Patience according to the Bible:
- We first find patience as something that begins with our Creator. Romans 15:4-6 talks about how patience originates from God and it’s called “endurance.”
- Patience is also listed as one of the fruits of the Spirit in Galatians 5:22 and it’s called “longsuffering.”
- Patience is described as a product of self-control and is part of Godliness as we read in 2 Peter 1:6.
- Patience amazingly helps us grow during difficult tests of life that the Bible calls “tribulations” in Romans 5:4, through patience we grow in experience and with experience we slowly arrive to hope.
- In Romans 15:4 we are told that with and through the Scriptures (reading them) we grow patience but we also can find comfort.
- James 1:2-4 gifts us this beautiful verse when we are confronted with fighting our human nature and the development of patience:
My brethren, count it all joy when ye fall into divers temptations; knowing this, that the trying of your faith worketh patience.But let patience have her perfect work, that ye may be perfect and entire, wanting nothing.
- Patience also allows us to be strengthened and blessed by God: Psalms 27:14 it’s something that’s linked with the notion of waiting:
Wait on the Lord: be of good courage, and he shall strengthen thine heart: wait, I say, on the Lord.
- Psalms 40:1 talks about what we can get rewarded with when we exercise patience.

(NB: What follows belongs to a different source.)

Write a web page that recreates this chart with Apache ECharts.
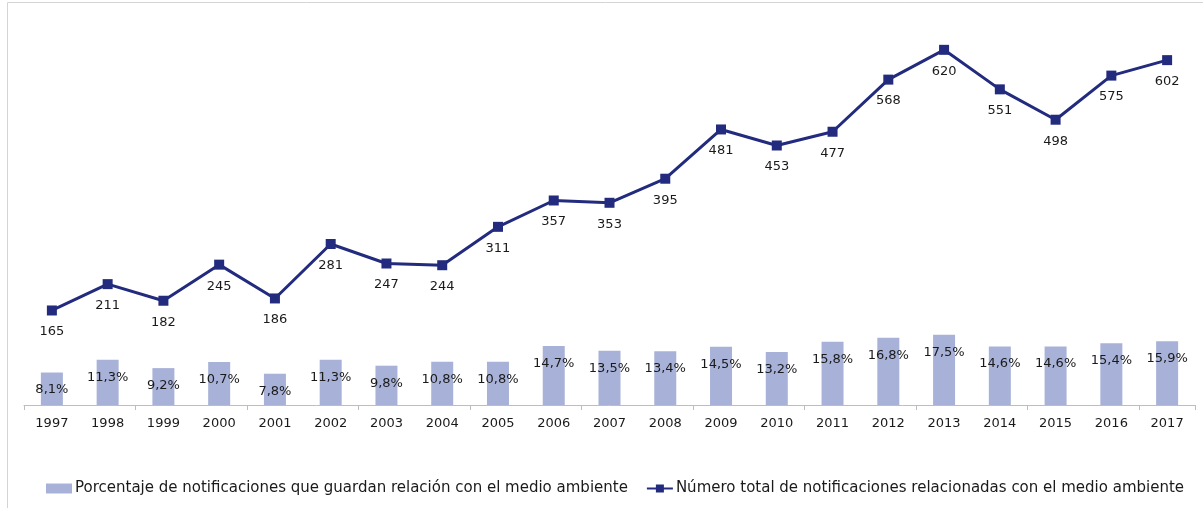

In this specific case it is God answering to our calls:
I waited patiently for the Lord; and he inclined unto me, and heard my cry.
- Finally patience is pleasing to God as we are reminded in Ecclesiastes 7:8:
Better is the end of a thing than the beginning thereof: and the patient in spirit is better than the proud in spirit.

What to Do
When you understand the importance of being grounded and the need to develop patience in your personal, family and professional life you need to search for your priorities and seriously consider them in order to act. Give everything its time.

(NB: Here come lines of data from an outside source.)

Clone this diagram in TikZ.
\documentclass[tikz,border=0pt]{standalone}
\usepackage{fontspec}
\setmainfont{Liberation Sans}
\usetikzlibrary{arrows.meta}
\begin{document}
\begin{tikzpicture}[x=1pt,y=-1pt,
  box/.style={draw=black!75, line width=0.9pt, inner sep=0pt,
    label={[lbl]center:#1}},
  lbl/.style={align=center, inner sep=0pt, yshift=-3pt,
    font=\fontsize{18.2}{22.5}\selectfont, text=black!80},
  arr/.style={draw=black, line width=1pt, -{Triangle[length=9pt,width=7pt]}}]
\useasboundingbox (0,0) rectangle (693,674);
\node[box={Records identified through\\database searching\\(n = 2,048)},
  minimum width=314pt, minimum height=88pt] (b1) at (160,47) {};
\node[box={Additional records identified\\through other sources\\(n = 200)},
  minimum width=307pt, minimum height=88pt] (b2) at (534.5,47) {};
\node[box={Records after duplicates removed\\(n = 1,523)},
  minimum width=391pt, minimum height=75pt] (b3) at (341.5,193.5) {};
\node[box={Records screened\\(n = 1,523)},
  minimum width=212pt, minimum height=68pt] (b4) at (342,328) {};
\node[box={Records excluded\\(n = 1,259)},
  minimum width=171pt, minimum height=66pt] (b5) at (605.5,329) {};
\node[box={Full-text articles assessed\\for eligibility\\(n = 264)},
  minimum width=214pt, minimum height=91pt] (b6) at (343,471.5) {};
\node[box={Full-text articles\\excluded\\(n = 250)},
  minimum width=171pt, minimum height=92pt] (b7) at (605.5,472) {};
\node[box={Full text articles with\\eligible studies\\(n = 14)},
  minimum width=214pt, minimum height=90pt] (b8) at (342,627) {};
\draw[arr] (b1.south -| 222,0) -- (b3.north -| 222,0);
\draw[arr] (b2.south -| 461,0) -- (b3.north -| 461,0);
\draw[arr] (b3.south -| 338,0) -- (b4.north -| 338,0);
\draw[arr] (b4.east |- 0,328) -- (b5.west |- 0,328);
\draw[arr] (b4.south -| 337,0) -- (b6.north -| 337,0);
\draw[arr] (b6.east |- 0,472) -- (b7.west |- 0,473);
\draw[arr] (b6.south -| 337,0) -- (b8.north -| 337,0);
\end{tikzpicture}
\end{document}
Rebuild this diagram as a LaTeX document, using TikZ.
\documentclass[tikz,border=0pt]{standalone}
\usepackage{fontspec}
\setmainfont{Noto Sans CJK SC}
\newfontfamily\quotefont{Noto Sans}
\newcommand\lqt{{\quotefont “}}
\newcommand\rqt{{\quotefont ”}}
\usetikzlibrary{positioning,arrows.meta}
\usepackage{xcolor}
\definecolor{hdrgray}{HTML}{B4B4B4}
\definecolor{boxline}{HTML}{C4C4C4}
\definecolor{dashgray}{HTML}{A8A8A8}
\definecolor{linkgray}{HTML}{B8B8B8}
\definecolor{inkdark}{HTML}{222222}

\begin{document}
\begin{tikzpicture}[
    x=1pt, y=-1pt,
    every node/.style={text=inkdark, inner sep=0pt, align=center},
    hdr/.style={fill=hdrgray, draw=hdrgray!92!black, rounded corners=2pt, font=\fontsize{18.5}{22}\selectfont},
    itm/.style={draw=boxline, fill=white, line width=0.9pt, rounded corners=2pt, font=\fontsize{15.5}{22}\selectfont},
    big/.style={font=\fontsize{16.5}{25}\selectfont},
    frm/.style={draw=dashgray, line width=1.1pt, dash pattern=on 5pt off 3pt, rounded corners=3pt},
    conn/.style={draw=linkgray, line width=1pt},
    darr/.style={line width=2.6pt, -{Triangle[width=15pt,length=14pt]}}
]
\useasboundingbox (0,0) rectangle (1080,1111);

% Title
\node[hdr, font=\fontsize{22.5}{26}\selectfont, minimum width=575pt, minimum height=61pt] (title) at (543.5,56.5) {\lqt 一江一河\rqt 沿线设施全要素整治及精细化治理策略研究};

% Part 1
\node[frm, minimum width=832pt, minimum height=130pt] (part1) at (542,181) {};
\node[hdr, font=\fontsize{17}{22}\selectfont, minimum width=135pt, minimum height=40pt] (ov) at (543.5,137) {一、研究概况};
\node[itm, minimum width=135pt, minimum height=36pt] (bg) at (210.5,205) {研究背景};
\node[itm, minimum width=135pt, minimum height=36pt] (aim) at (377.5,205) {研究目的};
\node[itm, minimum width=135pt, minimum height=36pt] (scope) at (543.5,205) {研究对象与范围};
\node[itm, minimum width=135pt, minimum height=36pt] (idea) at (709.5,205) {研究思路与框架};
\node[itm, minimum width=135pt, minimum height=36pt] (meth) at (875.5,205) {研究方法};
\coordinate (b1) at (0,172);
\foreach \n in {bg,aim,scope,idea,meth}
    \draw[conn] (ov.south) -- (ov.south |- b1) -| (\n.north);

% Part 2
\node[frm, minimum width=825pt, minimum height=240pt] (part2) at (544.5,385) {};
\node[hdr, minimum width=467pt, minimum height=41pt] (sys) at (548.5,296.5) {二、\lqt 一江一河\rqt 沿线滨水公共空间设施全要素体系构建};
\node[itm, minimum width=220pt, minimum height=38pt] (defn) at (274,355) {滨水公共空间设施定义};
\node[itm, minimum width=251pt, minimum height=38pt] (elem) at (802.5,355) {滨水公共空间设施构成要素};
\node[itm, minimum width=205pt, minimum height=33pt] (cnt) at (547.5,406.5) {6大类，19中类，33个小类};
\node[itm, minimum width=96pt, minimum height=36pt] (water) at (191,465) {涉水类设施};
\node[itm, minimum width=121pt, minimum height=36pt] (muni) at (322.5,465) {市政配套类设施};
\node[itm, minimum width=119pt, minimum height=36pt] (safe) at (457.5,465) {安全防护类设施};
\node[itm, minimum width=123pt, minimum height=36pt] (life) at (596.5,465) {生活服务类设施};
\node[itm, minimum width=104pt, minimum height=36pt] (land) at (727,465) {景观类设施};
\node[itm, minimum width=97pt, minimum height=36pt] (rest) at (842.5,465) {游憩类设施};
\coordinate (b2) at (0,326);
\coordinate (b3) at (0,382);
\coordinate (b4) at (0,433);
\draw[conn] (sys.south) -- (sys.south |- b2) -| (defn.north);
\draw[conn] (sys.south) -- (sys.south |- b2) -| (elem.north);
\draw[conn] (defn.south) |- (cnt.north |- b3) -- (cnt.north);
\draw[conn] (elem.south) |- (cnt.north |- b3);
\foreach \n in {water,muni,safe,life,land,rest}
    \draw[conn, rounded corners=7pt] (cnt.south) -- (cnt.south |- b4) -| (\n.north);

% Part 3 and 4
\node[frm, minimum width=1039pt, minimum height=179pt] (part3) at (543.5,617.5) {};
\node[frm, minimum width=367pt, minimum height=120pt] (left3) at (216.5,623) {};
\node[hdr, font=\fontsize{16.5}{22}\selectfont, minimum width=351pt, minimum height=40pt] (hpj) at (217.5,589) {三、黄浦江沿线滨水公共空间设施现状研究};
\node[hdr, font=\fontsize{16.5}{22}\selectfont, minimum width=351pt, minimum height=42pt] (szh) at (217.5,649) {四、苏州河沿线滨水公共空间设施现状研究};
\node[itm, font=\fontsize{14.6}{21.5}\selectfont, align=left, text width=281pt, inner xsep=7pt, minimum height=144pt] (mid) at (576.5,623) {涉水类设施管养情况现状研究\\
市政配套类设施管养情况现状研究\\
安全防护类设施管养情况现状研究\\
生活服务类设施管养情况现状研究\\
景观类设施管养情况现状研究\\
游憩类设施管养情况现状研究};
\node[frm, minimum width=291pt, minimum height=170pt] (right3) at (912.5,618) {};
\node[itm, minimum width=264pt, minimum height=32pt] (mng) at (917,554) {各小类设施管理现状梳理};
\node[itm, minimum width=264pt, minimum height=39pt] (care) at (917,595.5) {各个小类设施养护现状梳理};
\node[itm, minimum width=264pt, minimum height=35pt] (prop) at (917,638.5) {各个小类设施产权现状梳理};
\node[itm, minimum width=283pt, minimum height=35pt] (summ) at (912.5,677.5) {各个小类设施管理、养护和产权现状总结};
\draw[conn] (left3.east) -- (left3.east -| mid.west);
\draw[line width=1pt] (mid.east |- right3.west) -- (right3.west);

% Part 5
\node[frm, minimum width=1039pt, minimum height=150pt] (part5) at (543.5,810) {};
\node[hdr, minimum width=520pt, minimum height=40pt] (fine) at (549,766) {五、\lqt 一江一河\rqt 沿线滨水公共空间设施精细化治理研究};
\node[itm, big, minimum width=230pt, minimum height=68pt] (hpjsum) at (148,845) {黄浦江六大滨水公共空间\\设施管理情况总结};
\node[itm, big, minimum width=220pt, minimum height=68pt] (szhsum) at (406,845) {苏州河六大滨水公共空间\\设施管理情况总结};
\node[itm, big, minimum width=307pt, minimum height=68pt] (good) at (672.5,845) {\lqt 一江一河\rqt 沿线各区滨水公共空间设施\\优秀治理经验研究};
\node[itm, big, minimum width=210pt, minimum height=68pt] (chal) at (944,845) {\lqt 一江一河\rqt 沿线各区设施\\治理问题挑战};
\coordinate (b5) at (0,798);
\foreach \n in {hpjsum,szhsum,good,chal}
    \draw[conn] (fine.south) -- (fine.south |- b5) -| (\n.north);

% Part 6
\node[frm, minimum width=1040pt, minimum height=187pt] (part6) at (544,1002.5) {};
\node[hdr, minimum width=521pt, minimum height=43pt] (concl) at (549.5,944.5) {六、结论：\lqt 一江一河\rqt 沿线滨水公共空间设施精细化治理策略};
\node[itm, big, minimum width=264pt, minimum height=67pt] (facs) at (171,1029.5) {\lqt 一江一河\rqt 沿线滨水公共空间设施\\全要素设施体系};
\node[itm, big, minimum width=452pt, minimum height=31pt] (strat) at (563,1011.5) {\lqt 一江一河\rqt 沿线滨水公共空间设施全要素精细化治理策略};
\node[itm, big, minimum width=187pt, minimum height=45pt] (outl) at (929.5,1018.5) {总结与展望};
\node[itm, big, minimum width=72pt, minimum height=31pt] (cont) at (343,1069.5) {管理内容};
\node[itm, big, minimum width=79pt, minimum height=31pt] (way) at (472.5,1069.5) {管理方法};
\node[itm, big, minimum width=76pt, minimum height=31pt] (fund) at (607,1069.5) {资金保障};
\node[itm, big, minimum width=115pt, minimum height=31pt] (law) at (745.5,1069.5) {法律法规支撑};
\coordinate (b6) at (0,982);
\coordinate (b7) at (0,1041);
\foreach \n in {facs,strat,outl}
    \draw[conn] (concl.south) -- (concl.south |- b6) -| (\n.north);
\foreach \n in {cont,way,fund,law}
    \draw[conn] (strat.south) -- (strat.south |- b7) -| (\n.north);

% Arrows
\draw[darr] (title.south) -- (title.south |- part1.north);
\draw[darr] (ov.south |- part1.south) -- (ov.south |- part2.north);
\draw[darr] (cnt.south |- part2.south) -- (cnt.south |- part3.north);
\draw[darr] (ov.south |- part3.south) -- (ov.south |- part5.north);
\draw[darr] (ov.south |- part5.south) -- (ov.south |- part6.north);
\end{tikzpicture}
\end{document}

Also, know that doing this sometimes leads to entirely letting go of your dreams, sometimes definitely, sometimes only for a while.
Some people forget or set aside their dreams for good, devoting themselves to whatever came their way, be it children, family, work, etc. Sometimes you can enjoy the ride that way and find happiness if somehow you chose and/or decide, at some point, it is what you want. Other times you don’t have a choice but to accept it.
Some people don’t ever let go of their dreams and prioritize them over other things or people in their life. Perhaps they can afford to do that, but the truth is, not everybody can. I did not have that chance with the choices we made as husband and wife and as parents making a life overseas, without the support of family or close friends.
What I learned is that grounding and development of patience do mean postponing dreams for a while, at certain points in your life. But it doesn’t have to be a permanent situation. At some point, you can decide to begin working hard to fit your dreams in your crazy parenthood/working days even if it’s a little later in life. That’s exactly what happened to me.